Common Pitfalls and How to Avoid Them

When working with join and merge, several common pitfalls can lead to unexpected results or errors:

  • Incorrect Join Keys: Ensure that the data type and values in the join keys (columns or index) are consistent between the DataFrames. Mismatched data types (e.g., integer vs. string) can prevent rows from being matched correctly.
  • Duplicate Columns: Be aware of overlapping columns and handle them appropriately using suffixes. Failing to do so can lead to confusion or errors.
  • Incorrect Join Type: Choose the correct join type (inner, left, right, outer) based on your desired outcome. Using the wrong join type can result in missing data or unexpected rows.
  • Forgetting to Set Index: If you intend to join on the index, make sure to set the index of the DataFrames using .set_index() before performing the join operation.

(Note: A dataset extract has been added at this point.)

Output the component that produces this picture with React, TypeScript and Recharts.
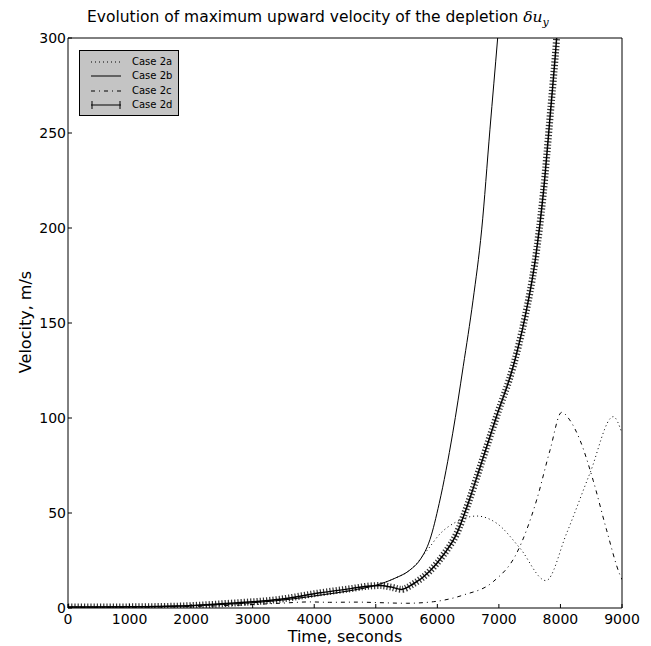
import React from 'react';
import { LineChart, Line, XAxis, YAxis } from 'recharts';

const FONT = '"DejaVu Sans", "Liberation Sans", sans-serif';

const xTicks = [0, 1000, 2000, 3000, 4000, 5000, 6000, 7000, 8000, 9000];
const yTicks = [0, 50, 100, 150, 200, 250, 300];

const seriesNames = ['Case 2a', 'Case 2b', 'Case 2c', 'Case 2d'];

const times2a = [0, 1000, 1800, 2600, 3100, 3650, 4100, 4600, 5014, 5300, 5555, 5650, 5850, 6043, 6313, 6639, 6964, 7342, 7765, 8100, 8480, 8858, 9000];
const vel2a = [0.5, 0.6, 1.0, 2.0, 3.0, 4.8, 6.8, 9.2, 12.1, 15.5, 20, 23, 31, 39, 45.4, 48.4, 44.6, 31.5, 14.4, 39.3, 71, 100.7, 92];

const times2b = [0, 1000, 1800, 2600, 3100, 3650, 4100, 4600, 5014, 5300, 5555, 5718, 5880, 6030, 6250, 6420, 6580, 6720, 6855, 6980, 7010];
const vel2b = [0.5, 0.6, 1.0, 2.0, 3.0, 4.8, 6.8, 9.2, 12.1, 15.5, 20, 25.3, 36, 55, 92, 127, 162, 199, 252, 300, 312];

const times2c = [0, 1000, 2000, 2600, 3444, 3931, 4250, 4700, 5068, 5500, 5935, 6420, 6909, 7288, 7613, 7830, 8020, 8150, 8317, 8533, 8750, 8967, 9000];
const vel2c = [0.3, 0.4, 0.8, 1.3, 2.5, 3.2, 3.0, 3.1, 2.8, 2.5, 3.3, 6.8, 13.9, 28.8, 56.8, 83, 103, 99, 88.4, 67, 41, 17.4, 15];

const times2d = [0, 1000, 1800, 2632, 3444, 4094, 4600, 4906, 5070, 5250, 5420, 5600, 5880, 6100, 6313, 6500, 6693, 6964, 7231, 7424, 7586, 7721, 7830, 7938, 7970];
const vel2d = [0.5, 0.6, 1.0, 2.5, 4.6, 8.0, 10.2, 11.6, 11.8, 11.0, 9.8, 12.5, 19.5, 28, 39, 55, 74, 101, 127, 153, 182, 218, 258, 300, 315];

const toPoints = (ts: number[], vs: number[]) => ts.map((t, i) => ({ t, v: vs[i] }));

const data2a = toPoints(times2a, vel2a);
const data2b = toPoints(times2b, vel2b);
const data2c = toPoints(times2c, vel2c);
const data2d = toPoints(times2d, vel2d);

const tickStyle = { fill: '#000', fontSize: 14, fontFamily: FONT };

function LegendSample({ kind }: { kind: string }) {
  return (
    <svg width={32} height={10} style={{ display: 'block' }}>
      {kind === 'a' && <line x1={1} y1={5} x2={31} y2={5} stroke="#000" strokeWidth={1} strokeDasharray="1 3" />}
      {kind === 'b' && <line x1={1} y1={5} x2={31} y2={5} stroke="#000" strokeWidth={1} />}
      {kind === 'c' && <line x1={1} y1={5} x2={31} y2={5} stroke="#000" strokeWidth={1} strokeDasharray="4 4 1 4" />}
      {kind === 'd' && (
        <g stroke="#000" strokeWidth={1}>
          <line x1={1} y1={5} x2={31} y2={5} />
          <line x1={2} y1={1} x2={2} y2={9} />
          <line x1={30} y1={1} x2={30} y2={9} />
        </g>
      )}
    </svg>
  );
}

export default function App() {
  const kinds = ['a', 'b', 'c', 'd'];
  return (
    <div style={{ position: 'absolute', left: 0, top: 0, width: 651, height: 646, background: '#fff', fontFamily: FONT }}>
      <div style={{ position: 'absolute', left: 87, top: 8, fontSize: 15.5, color: '#000', whiteSpace: 'nowrap' }}>
        Evolution of maximum upward velocity of the depletion{' '}
        <span style={{ fontFamily: '"DejaVu Serif", serif', fontStyle: 'italic' }}>
          δu<sub style={{ fontSize: 11 }}>y</sub>
        </span>
      </div>
      <LineChart width={651} height={646} margin={{ top: 37, right: 28, bottom: 0, left: 0 }}>
        <XAxis
          xAxisId="b"
          type="number"
          dataKey="t"
          domain={[0, 9000]}
          ticks={xTicks}
          interval={0}
          allowDataOverflow
          tickSize={-4}
          tickMargin={10}
          height={38}
          stroke="#000"
          tick={tickStyle}
        />
        <XAxis
          xAxisId="t"
          orientation="top"
          type="number"
          dataKey="t"
          domain={[0, 9000]}
          ticks={xTicks}
          interval={0}
          allowDataOverflow
          tickSize={-4}
          height={1}
          stroke="#000"
          tick={false}
        />
        <YAxis
          yAxisId="l"
          type="number"
          domain={[0, 300]}
          ticks={yTicks}
          interval={0}
          allowDataOverflow
          tickSize={-4}
          tickMargin={6}
          width={68}
          stroke="#000"
          tick={tickStyle}
        />
        <YAxis
          yAxisId="r"
          orientation="right"
          type="number"
          domain={[0, 300]}
          ticks={yTicks}
          interval={0}
          allowDataOverflow
          tickSize={-4}
          width={1}
          stroke="#000"
          tick={false}
        />
        <Line
          xAxisId="b"
          yAxisId="l"
          data={data2d}
          dataKey="v"
          type="monotone"
          stroke="#333"
          strokeWidth={7}
          strokeDasharray="1.2 2"
          dot={false}
          isAnimationActive={false}
          legendType="none"
        />
        <Line xAxisId="b" yAxisId="l" data={data2c} dataKey="v" name={seriesNames[2]} type="monotone" stroke="#000" strokeWidth={1} strokeDasharray="4 4 1 4" dot={false} isAnimationActive={false} />
        <Line xAxisId="b" yAxisId="l" data={data2a} dataKey="v" name={seriesNames[0]} type="monotone" stroke="#000" strokeWidth={1} strokeDasharray="1 3" dot={false} isAnimationActive={false} />
        <Line xAxisId="b" yAxisId="l" data={data2b} dataKey="v" name={seriesNames[1]} type="monotone" stroke="#000" strokeWidth={1} dot={false} isAnimationActive={false} />
        <Line xAxisId="b" yAxisId="l" data={data2d} dataKey="v" name={seriesNames[3]} type="monotone" stroke="#000" strokeWidth={1.5} dot={false} isAnimationActive={false} />
      </LineChart>
      <div style={{ position: 'absolute', left: 245, width: 200, top: 629, height: 16, lineHeight: '16px', textAlign: 'center', fontSize: 16, color: '#000', whiteSpace: 'nowrap' }}>
        Time, seconds
      </div>
      <div style={{ position: 'absolute', left: 25, top: 322, width: 0, height: 0 }}>
        <div style={{ position: 'absolute', transform: 'translate(-50%, -50%) rotate(-90deg)', fontSize: 16, color: '#000', whiteSpace: 'nowrap' }}>
          Velocity, m/s
        </div>
      </div>
      <div style={{ position: 'absolute', left: 79, top: 50, width: 98, height: 64, background: '#c4c4c4', border: '1px solid #000', boxSizing: 'content-box' }}>
        {kinds.map((k, i) => (
          <div key={k} style={{ position: 'absolute', left: 10, top: 5 + i * 14.3, height: 12, display: 'flex', alignItems: 'center' }}>
            <LegendSample kind={k} />
            <span style={{ marginLeft: 10, fontSize: 10, color: '#000', lineHeight: '12px' }}>{seriesNames[i]}</span>
          </div>
        ))}
      </div>
    </div>
  );
}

Conclusion: Mastering Data Combination in Pandas

pandas.join and pandas.merge are essential tools for combining and integrating data from multiple sources in Python. While they both serve the purpose of joining DataFrames, they differ in their default behavior, flexibility, and intended use cases. By understanding the nuances of each function and considering the specific requirements of your data analysis task, you can effectively leverage these powerful tools to create meaningful insights and drive data-informed decisions. Whether you’re a budding data scientist or a seasoned analyst, mastering join and merge will undoubtedly elevate your Pandas skills and empower you to tackle complex data manipulation challenges with confidence.